Riding a '38 Autocycle Deluxe
I believe Carlisle bought out Pharis tire company. They continues the same style tire but changed the Pharis Mark to Carlisle.
Apparently it was the other way around and Pharis bought out Carlisle. From Wiki:
Carlisle Companies Incorporated has a history which began in 1917, when Charles S. Moomy opened Carlisle Tire and Rubber Company in Carlisle, Pennsylvania, to sell inner tubes to Montgomery Ward and Company. With thirty employees Carlisle Tire and Rubber Company began producing automobile inner tubes. The Company continued to grow and prosper through the 1920s.
With the Stock Market crash of 1929 and the beginning of the Depression, Carlisle Tire and Rubber, like most other companies during that era, found itself in a desperate struggle to stay afloat. Near the end of the 1930s, in order to avoid bankruptcy, Moomy turned all of his common and preferred stock over to the Federal Reserve Bank of Philadelphia which by then, as the largest shareholder, had control of the Company.
The end of the depression and the beginning of World War II forced changes upon the rubber industry. Japan cut off 95% of the natural rubber supply from the East Indies, forcing Carlisle, along with other companies, to seek other sources. In December 1945, Carlisle began to manufacture inner tubes using synthetic rubber.

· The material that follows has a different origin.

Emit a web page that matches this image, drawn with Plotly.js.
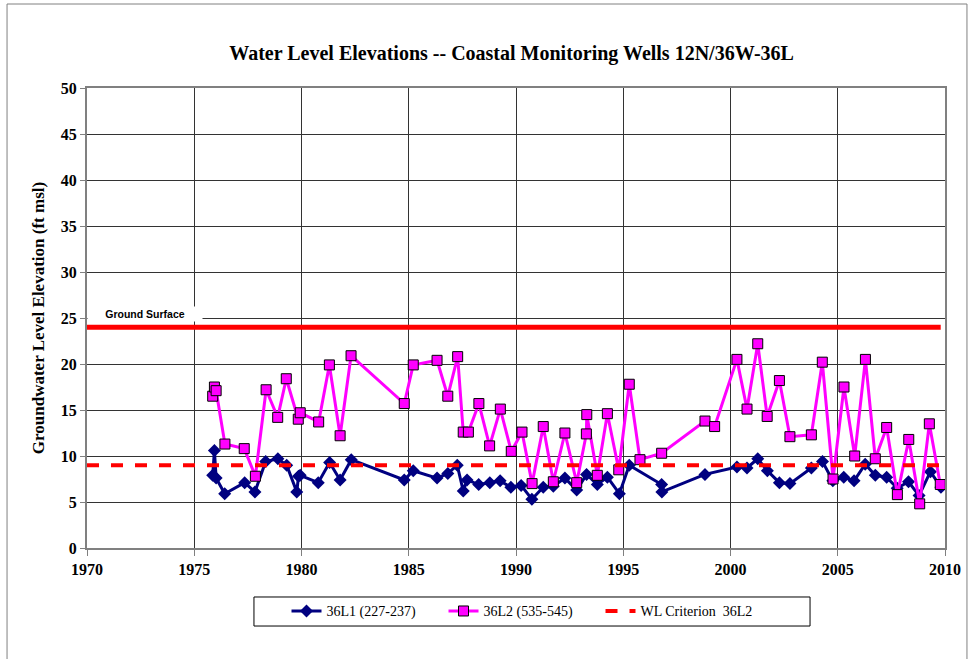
<!DOCTYPE html>
<html>
<head>
<meta charset="utf-8">
<script src="https://cdn.plot.ly/plotly-3.0.1.min.js"></script>
<style>html,body{margin:0;padding:0;background:#fff;}#chart{width:969px;height:659px;}</style>
</head>
<body>
<div id="chart"></div>
<script>
// 36L1 (227-237)
var l1Dates = [1975.86,1975.94,1976.02,1976.42,1977.35,1977.83,1978.33,1978.90,1979.31,1979.78,1979.86,1979.94,1980.78,1981.31,1981.80,1982.32,
  1984.79,1985.21,1986.32,1986.82,1987.26,1987.54,1987.72,1988.26,1988.78,1989.26,1989.76,1990.24,1990.74,1991.27,1991.74,1992.28,1992.83,
  1993.29,1993.79,1994.26,1994.82,1995.28,1996.79,1996.80,1998.81,2000.30,2000.77,2001.27,2001.72,2002.28,2002.77,2003.77,2004.29,2004.77,
  2005.28,2005.76,2006.28,2006.75,2007.28,2007.77,2008.30,2008.79,2009.32,2009.81];
var l1Values = [7.9,10.6,7.6,5.9,7.1,6.1,9.4,9.7,9.0,6.1,7.8,7.9,7.1,9.3,7.4,9.6,
  7.4,8.4,7.6,8.1,9.0,6.2,7.4,6.9,7.1,7.3,6.6,6.8,5.3,6.6,6.7,7.6,6.3,
  8.0,6.9,7.7,5.9,9.0,6.9,6.1,8.0,8.8,8.7,9.7,8.4,7.1,7.0,8.7,9.4,7.3,
  7.7,7.3,9.1,7.9,7.7,6.5,7.2,5.7,8.3,6.6];

// 36L2 (535-545)
var l2Dates = [1975.86,1975.94,1976.02,1976.43,1977.33,1977.85,1978.35,1978.89,1979.29,1979.85,1979.94,1980.80,1981.30,1981.80,1982.31,
  1984.79,1985.21,1986.32,1986.82,1987.28,1987.54,1987.78,1988.27,1988.77,1989.27,1989.78,1990.28,1990.75,1991.27,1991.74,1992.28,1992.83,
  1993.28,1993.30,1993.79,1994.26,1994.79,1995.28,1995.78,1996.79,1998.81,1999.26,2000.30,2000.77,2001.27,2001.71,2002.28,2002.77,2003.77,
  2004.28,2004.78,2005.29,2005.79,2006.29,2006.75,2007.28,2007.78,2008.31,2008.82,2009.27,2009.78];
var l2Values = [16.5,17.5,17.1,11.3,10.8,7.8,17.2,14.2,18.4,14.0,14.7,13.7,19.9,12.2,20.9,
  15.7,19.9,20.4,16.5,20.8,12.6,12.6,15.7,11.1,15.1,10.5,12.6,7.0,13.2,7.2,12.5,7.1,
  12.4,14.5,7.9,14.6,8.5,17.8,9.6,10.3,13.8,13.2,20.5,15.1,22.2,14.3,18.2,12.1,12.3,
  20.2,7.5,17.5,10.0,20.5,9.7,13.1,5.8,11.8,4.8,13.5,6.9];

// WL Criterion 36L2
var critDates = [1970, 2010];
var critValues = [9, 9];

// Ground surface
var groundDates = [1970, 2009.8];
var groundValues = [24, 24];

var xTicks = [1970,1975,1980,1985,1990,1995,2000,2005,2010];
var yTicks = [0,5,10,15,20,25,30,35,40,45,50];

var serif = 'Liberation Serif, Times New Roman, serif';

var traces = [
  {x: groundDates, y: groundValues, mode: 'lines', line: {color: '#FF0000', width: 5}, showlegend: false, hoverinfo: 'skip'},
  {x: l1Dates, y: l1Values, name: '36L1 (227-237)', mode: 'lines+markers',
   line: {color: '#000080', width: 3}, marker: {symbol: 'diamond', size: 10, color: '#000080'}},
  {x: l2Dates, y: l2Values, name: '36L2 (535-545)', mode: 'lines+markers',
   line: {color: '#FF00FF', width: 3}, marker: {symbol: 'square', size: 10, color: '#FF00FF', line: {color: '#000000', width: 1}}},
  {x: critDates, y: critValues, name: 'WL Criterion  36L2', mode: 'lines',
   line: {color: '#FF0000', width: 4, dash: 'dash'}}
];

var layout = {
  width: 969, height: 659,
  margin: {l: 87, r: 24, t: 88, b: 111},
  paper_bgcolor: '#ffffff', plot_bgcolor: '#ffffff',
  title: {text: '<b>Water Level Elevations -- Coastal Monitoring Wells 12N/36W-36L</b>',
    font: {family: serif, size: 20, color: '#000'}, x: 0.528, xanchor: 'center', y: 0.92, yanchor: 'middle'},
  xaxis: {range: [1970, 2010], tickvals: xTicks, ticktext: xTicks.map(String),
    showgrid: true, gridcolor: '#333', gridwidth: 1, zeroline: false,
    showline: true, linecolor: '#808080', linewidth: 2, mirror: true,
    ticks: 'outside', ticklen: 6, tickcolor: '#808080', tickwidth: 1,
    tickfont: {family: serif, size: 16, color: '#000', weight: 'bold'}},
  yaxis: {range: [0, 50], tickvals: yTicks, ticktext: yTicks.map(String),
    showgrid: true, gridcolor: '#333', gridwidth: 1, zeroline: false,
    showline: true, linecolor: '#808080', linewidth: 2, mirror: true,
    ticks: 'outside', ticklen: 5, tickcolor: '#808080', tickwidth: 1,
    tickfont: {family: serif, size: 16, color: '#000', weight: 'bold'},
    title: {text: '<b>Groundwater Level Elevation (ft msl)</b>', font: {family: serif, size: 17, color: '#000'}, standoff: 12}},
  legend: {orientation: 'h', x: 0.507, xanchor: 'center', y: -0.103, yanchor: 'top',
    borderwidth: 0, bgcolor: 'rgba(0,0,0,0)', entrywidth: 112, entrywidthmode: 'pixels',
    font: {family: serif, size: 14, color: '#000'}},
  annotations: [{xref: 'x', yref: 'y', x: 1970, y: 25.4, xanchor: 'left', yanchor: 'middle',
    text: '<b>Ground Surface</b>', showarrow: false, width: 112, align: 'center',
    bgcolor: '#ffffff', font: {family: 'Liberation Sans, Arial, sans-serif', size: 10.5, color: '#000'}}],
  shapes: [
    {type: 'rect', xref: 'paper', yref: 'paper', x0: -0.0932, x1: 1.0256, y0: -0.26, y1: 1.1826,
     line: {color: '#808080', width: 1}, layer: 'below'},
    {type: 'rect', xref: 'paper', yref: 'paper', x0: 0.1946, x1: 0.8427, y0: -0.1696, y1: -0.1065,
     line: {color: '#000', width: 1}, fillcolor: 'rgba(0,0,0,0)', layer: 'above'}
  ]
};

Plotly.newPlot('chart', traces, layout, {staticPlot: true, displayModeBar: false});
</script>
</body>
</html>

Carlisle Tire and Rubber was purchased by Pharis Tire and Rubber Company in 1943 for $330,000. But significant losses followed and in 1949, the Board of Directors decided to liquidate the company. All Carlisle stock was distributed to the Pharis stockholders and the company was officially renamed Carlisle Corporation. In 1946, Carlisle purchased a company that produced molded friction products that are used on traditional brake shoes and thus began the starting point of what today is Carlisle Brake & Friction. This also ushered in a new phase for Carlisle as they began growing as a diversified manufacturing company.